NASA/JPL-Caltech/UMD”
The Deep Impact probe carried a payload of 625,000 names of folks who signed up for the privilege to get their names jammed way into the center of the comet. I believe they found the comet was 75% empty space inside, and now also includes pulverized debris from a compact disc of names of hundreds of thousands of earthlings perhaps feeling remarkable. NASA scientists learned tons more from the particles emitted from the explosion, the light waves, etc.. But what is also interesting to me is that they carried on an additional mission after5 that one … because they could, and apparently, there is always more to see and do in space.
Astrological belt of interest
For a little dip into astrological meaning of Ceres, an asteroid featured in some astrological charts and sharing meaning with Greek Goddess Demeter6, go here. I also love Pallas Athena‘s symbol and meaning, so sliding it in below:
Deep Impact may have knocked me about because the astrologer in me had learned to appreciate the asteroids in terms of their mythic meanings too: the big ones between Mars and Jupiter anyway. Comets are not the same as asteroids, yet they have carried even more meaning for societies and meta-physicians for as long as we’ve been looking at them. I personally feel like astronomical bodies are like elders that are wiser than us. Those who departed for the skies, or those maybe came from them. So in astrology, the planets, stars and asteroids appear to mirror aspects of ourselves, individually and collectively, when we bother to look. Mythology does a similar thing for us, but that’s another word weaving across the web for another time.

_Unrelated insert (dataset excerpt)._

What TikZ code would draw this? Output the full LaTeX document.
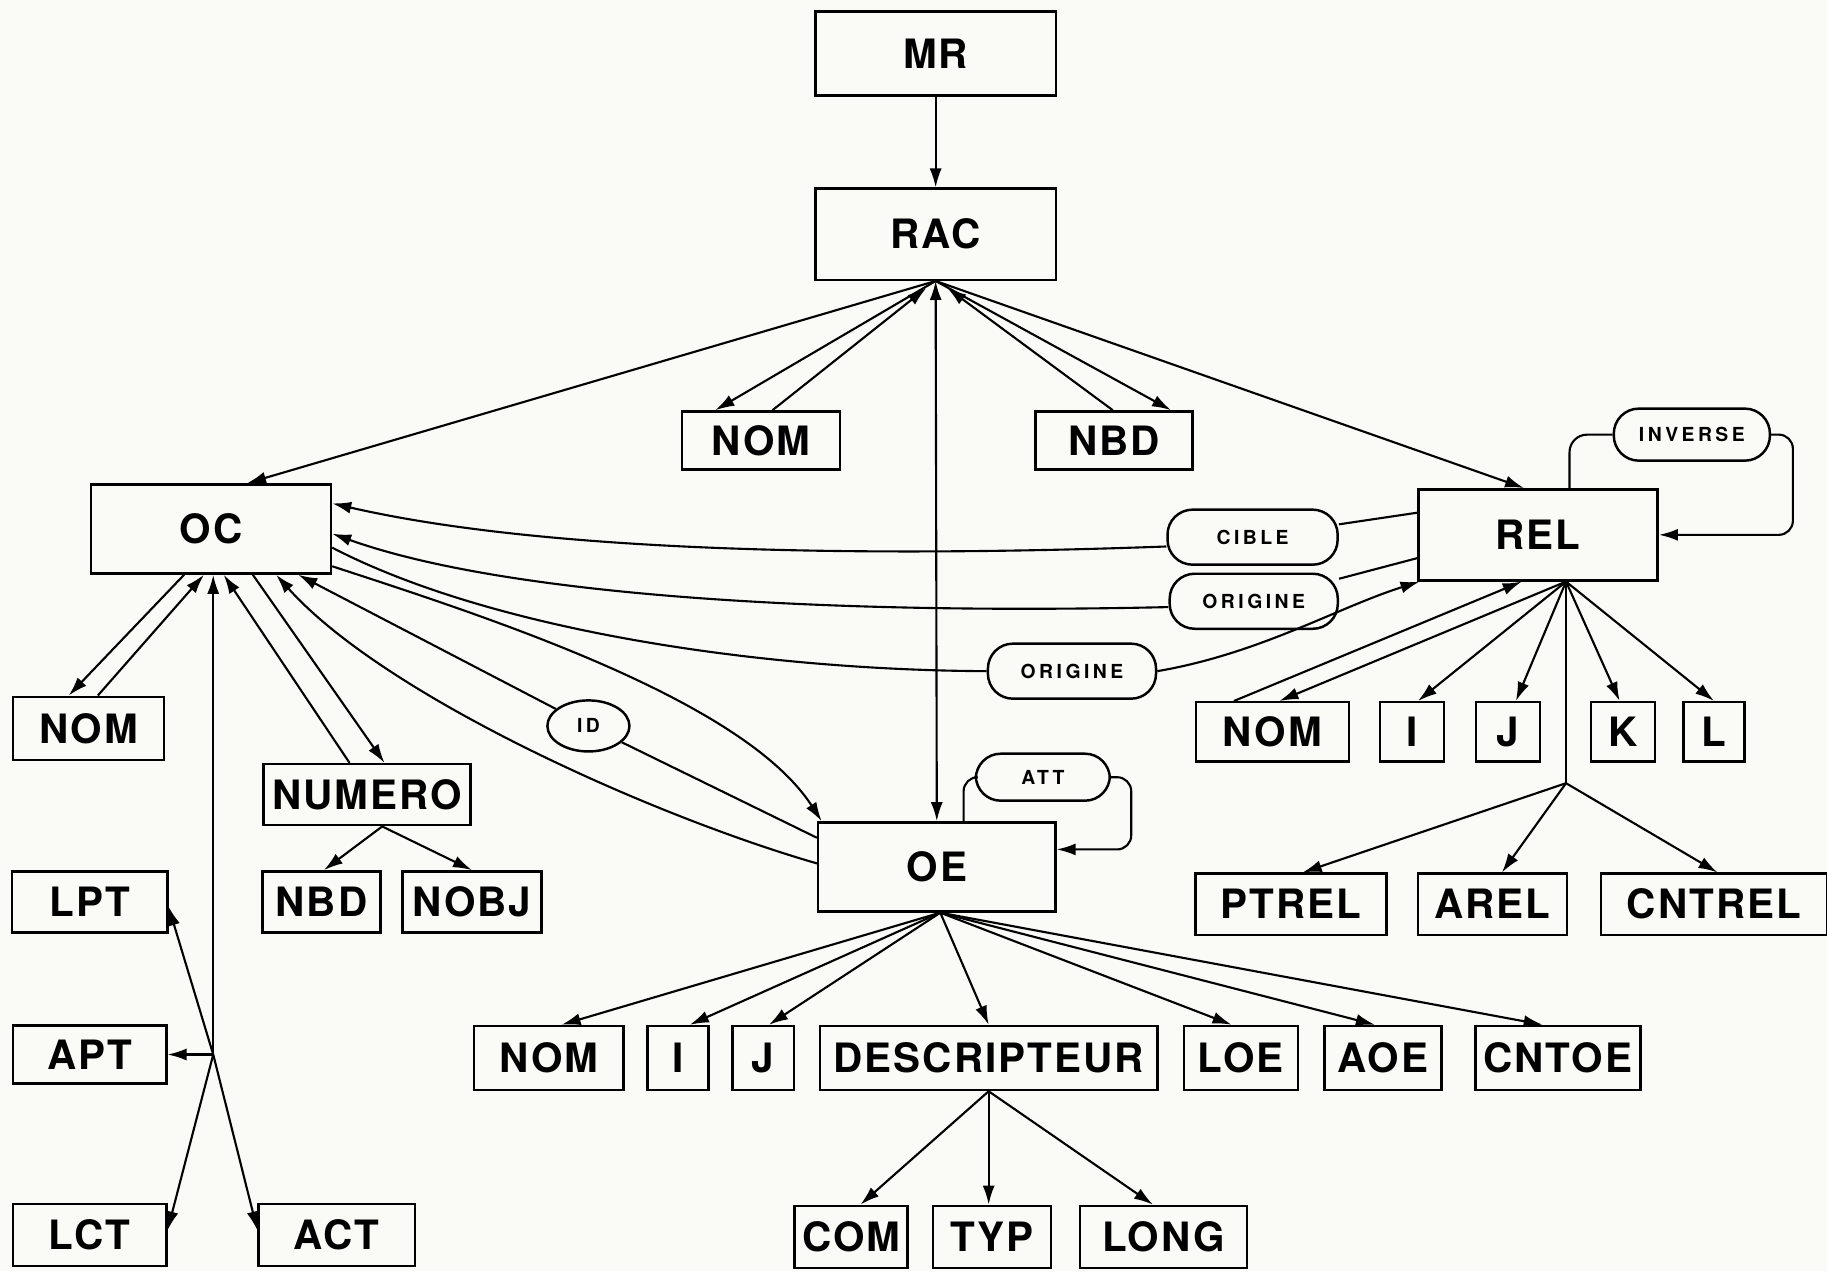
\documentclass[tikz,border=0pt]{standalone}
\usepackage{fontspec}
\newfontfamily\boxfont[LetterSpace=5]{TeX Gyre Heros}
\newfontfamily\tagfont[LetterSpace=18]{TeX Gyre Heros}
\usetikzlibrary{arrows.meta,calc,shapes.geometric}
\definecolor{paper}{RGB}{250,250,246}
\begin{document}
\begin{tikzpicture}[x=0.01165cm, y=-0.01165cm,
	box/.style 2 args={draw, line width=0.7pt, inner sep=0pt, minimum width=#1cm, minimum height=#2cm, font=\boxfont\bfseries\fontsize{11.5}{13}\selectfont},
	tag/.style 2 args={draw, line width=0.7pt, inner sep=0pt, rounded corners=2.5mm, minimum width=#1cm, minimum height=#2cm, font=\tagfont\bfseries\fontsize{5.5}{7}\selectfont},
	link/.style={line width=0.6pt, -{Latex[length=1.9mm,width=1.2mm]}},
	twoway/.style={line width=0.6pt, {Latex[length=1.9mm,width=1.2mm]}-{Latex[length=1.9mm,width=1.2mm]}},
	line/.style={line width=0.6pt}]
	\fill[paper] (0,0) rectangle (1568,1091);
	\useasboundingbox (0,0) rectangle (1568,1091);
	\node[box={2.40}{0.84}] (mr) at (803,46) {MR};
	\node[box={2.40}{0.91}] (rac) at (803,201) {RAC};
	\node[box={1.58}{0.58}] (nomr) at (653,378) {NOM};
	\node[box={1.57}{0.58}] (nbdr) at (956,378) {NBD};
	\node[box={2.40}{0.89}] (oc) at (181,454) {OC};
	\node[box={2.39}{0.91}] (rel) at (1320,459) {REL};
	\node[box={2.37}{0.89}] (oe) at (804,744) {OE};
	\node[box={1.51}{0.63}] (nomc) at (76,625) {NOM};
	\node[box={2.07}{0.61}] (numero) at (315,682) {NUMERO};
	\node[box={1.18}{0.61}] (nbdc) at (276,774) {NBD};
	\node[box={1.39}{0.61}] (nobj) at (405,774) {NOBJ};
	\node[box={1.55}{0.61}] (lpt) at (77,774) {LPT};
	\node[box={1.53}{0.58}] (apt) at (77,905) {APT};
	\node[box={1.53}{0.62}] (lct) at (77,1060) {LCT};
	\node[box={1.56}{0.62}] (act) at (289,1060) {ACT};
	\node[box={1.53}{0.59}] (nomrel) at (1092,628) {NOM};
	\node[box={0.64}{0.59}] (irel) at (1212,628) {I};
	\node[box={0.64}{0.59}] (jrel) at (1294,628) {J};
	\node[box={0.64}{0.59}] (krel) at (1393,628) {K};
	\node[box={0.61}{0.59}] (lrel) at (1471,628) {L};
	\node[box={1.91}{0.61}] (ptrel) at (1108,776) {PTREL};
	\node[box={1.49}{0.61}] (arel) at (1281,776) {AREL};
	\node[box={2.26}{0.61}] (cntrel) at (1471,776) {CNTREL};
	\node[box={1.49}{0.64}] (nomoe) at (471,908) {NOM};
	\node[box={0.61}{0.64}] (ioe) at (582,908) {I};
	\node[box={0.61}{0.64}] (joe) at (655,908) {J};
	\node[box={3.37}{0.64}] (descr) at (848.5,908) {DESCRIPTEUR};
	\node[box={1.14}{0.64}] (loe) at (1065,908) {LOE};
	\node[box={1.17}{0.64}] (aoe) at (1187,908) {AOE};
	\node[box={1.65}{0.64}] (cntoe) at (1337,908) {CNTOE};
	\node[box={1.13}{0.62}] (com) at (730.5,1061.5) {COM};
	\node[box={1.18}{0.62}] (typ) at (851.5,1061.5) {TYP};
	\node[box={1.67}{0.62}] (long) at (998.5,1061.5) {LONG};
	\node[tag={1.70}{0.55}] (cible) at (1075,461) {CIBLE};
	\node[tag={1.68}{0.55}] (origa) at (1076,516) {ORIGINE};
	\node[tag={1.68}{0.55}] (origb) at (920,576) {ORIGINE};
	\node[tag={1.56}{0.52}] (inverse) at (1452,373) {INVERSE};
	\node[tag={1.34}{0.47}] (att) at (895,667) {ATT};
	\node[tag={0.82}{0.51}, ellipse] (id) at (505,623) {ID};
	\coordinate (pt) at (183,905);
	\coordinate (relhub) at ($(rel.south)+(24,0)$);
	\coordinate (relfork) at ($(relhub)+(0,173)$);
	\coordinate (oehub) at ($(oe.south)+(3,0)$);
	\draw[link] (mr) -- (rac);
	\draw[link] (rac.south) -- ($(oc.north)+(31,0)$);
	\draw[link] (rac.south) -- ($(rel.north)+(-12,0)$);
	\draw[link] (rac.south) -- ($(nomr.north)+(-39,0)$);
	\draw[link] ($(nomr.north)+(10,0)$) -- ($(rac.south)+(-8,6)$);
	\draw[link] ($(nbdr.north)+(-1,0)$) -- ($(rac.south)+(10,6)$);
	\draw[link] (rac.south) -- ($(nbdr.north)+(49,0)$);
	\draw[twoway] (rac.south) -- (oe.north);
	\draw[link] ($(oc.south)+(-23,0)$) -- ($(nomc.north)+(-17,0)$);
	\draw[link] ($(nomc.north)+(8,0)$) -- ($(oc.south)+(-6,0)$);
	\draw[link] (pt) -- ($(oc.south)+(2,0)$);
	\draw[link] (pt) -- (apt.east);
	\draw[link] (pt) -- ($(lpt.east)+(0,4)$);
	\draw[link] (pt) -- ($(lct.east)+(0,-4)$);
	\draw[link] (pt) -- ($(act.west)+(0,-4)$);
	\draw[link] ($(numero.north)+(-15,0)$) -- ($(oc.south)+(11,0)$);
	\draw[link] ($(oc.south)+(36,0)$) -- ($(numero.north)+(15,0)$);
	\draw[link] ($(numero.south)+(13,0)$) -- ($(nbdc.north)+(2,0)$);
	\draw[link] ($(numero.south)+(13,0)$) -- (nobj.north);
	\draw[link] ($(oe.west)+(0,-3)$) .. controls +(-142,-41) and +(93,104) .. ($(oc.south)+(56,0)$);
	\draw[line] ($(oe.west)+(0,-25)$) -- (id);
	\draw[link] (id) -- ($(oc.south)+(75,0)$);
	\draw[link] ($(oc.east)+(0,32)$) .. controls +(135,44) and +(-67,-104) .. ($(oe.north west)+(4,0)$);
	\draw[line] ($(rel.west)+(0,-19)$) -- (cible);
	\draw[link] ($(cible.west)+(0,8)$) .. controls +(-302,11) and +(165,38) .. ($(oc.east)+(0,-22)$);
	\draw[line] ($(rel.west)+(0,20)$) -- (origa);
	\draw[link] ($(origa.west)+(0,5)$) .. controls +(-304,7) and +(145,52) .. ($(oc.east)+(0,4)$);
	\draw[line] ($(oc.east)+(0,16)$) .. controls +(135,70) and +(-199,-1) .. (origb.west);
	\draw[link] (origb.east) .. controls +(88,-15) and +(-70,22) .. ($(rel.south west)+(2,0)$);
	\draw[line, rounded corners=5pt] ($(rel.north)+(27,0)$) |- (inverse.west);
	\draw[link, rounded corners=4pt] (inverse.east) -| ($(rel.east)+(115,0)$) -- (rel.east);
	\draw[line, rounded corners=4pt] ($(oe.north)+(23,0)$) |- (att.west);
	\draw[link, rounded corners=4pt] (att.east) -| ($(oe.east)+(64,-15)$) -- ($(oe.east)+(0,-15)$);
	\draw[link] ($(nomrel.north)+(-33,0)$) -- ($(rel.south)+(-14,0)$);
	\draw[link] (relhub) -- ($(nomrel.north)+(6,0)$);
	\draw[link] (relhub) -- ($(irel.north)+(5,0)$);
	\draw[link] (relhub) -- ($(jrel.north)+(7,0)$);
	\draw[link] (relhub) -- ($(krel.north)+(-3,0)$);
	\draw[link] (relhub) -- (lrel.north);
	\draw[line] (relhub) -- (relfork);
	\draw[link] (relfork) -- ($(ptrel.north)+(10,0)$);
	\draw[link] (relfork) -- ($(arel.north)+(8,0)$);
	\draw[link] (relfork) -- ($(cntrel.north)+(3,0)$);
	\draw[link] (oehub) -- ($(nomoe.north)+(11,0)$);
	\draw[link] (oehub) -- ($(ioe.north)+(10,0)$);
	\draw[link] (oehub) -- ($(joe.north)+(5,0)$);
	\draw[link] (oehub) -- (descr.north);
	\draw[link] (oehub) -- ($(loe.north)+(-8,0)$);
	\draw[link] (oehub) -- ($(aoe.north)+(-7,0)$);
	\draw[link] (oehub) -- ($(cntoe.north)+(-13,0)$);
	\draw[link] (descr.south) -- ($(com.north)+(8,0)$);
	\draw[link] (descr.south) -- ($(typ.north)+(-3,0)$);
	\draw[link] (descr.south) -- ($(long.north)+(-9,0)$);
\end{tikzpicture}
\end{document}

Impressive or impactful words and a gentle approach
So, now that that is out of the way, I’ll share another personally odd reaction I have to a common complement-word that’s a family favorite: impressive. This may be because I grew up with this being one of very few connecting points I had with my dad, and one of his favorite words. I thought, “who wants to impress anything on others, wouldn’t that leave a dent?”
Impact obviously felt a little bit like a ‘dust up’ on my psyche too, but I think I’m getting over it.
My dad and my mom split up when I was five, but my Dad and I definitely maintained some kind of relationship. It was very achievement-centric, circling around bullet point reports of grades, awards, and national politics. He knew very little about me otherwise, I thought, but who knows – dads tend to know things. My dad loves telling the story of how he once sat next to an astronaut-scientist-crystolographer at a dinner. Larry DeLucas8, who was apparently also, super handsome and gave some tips about how to fare in space comfortably – more on that below9.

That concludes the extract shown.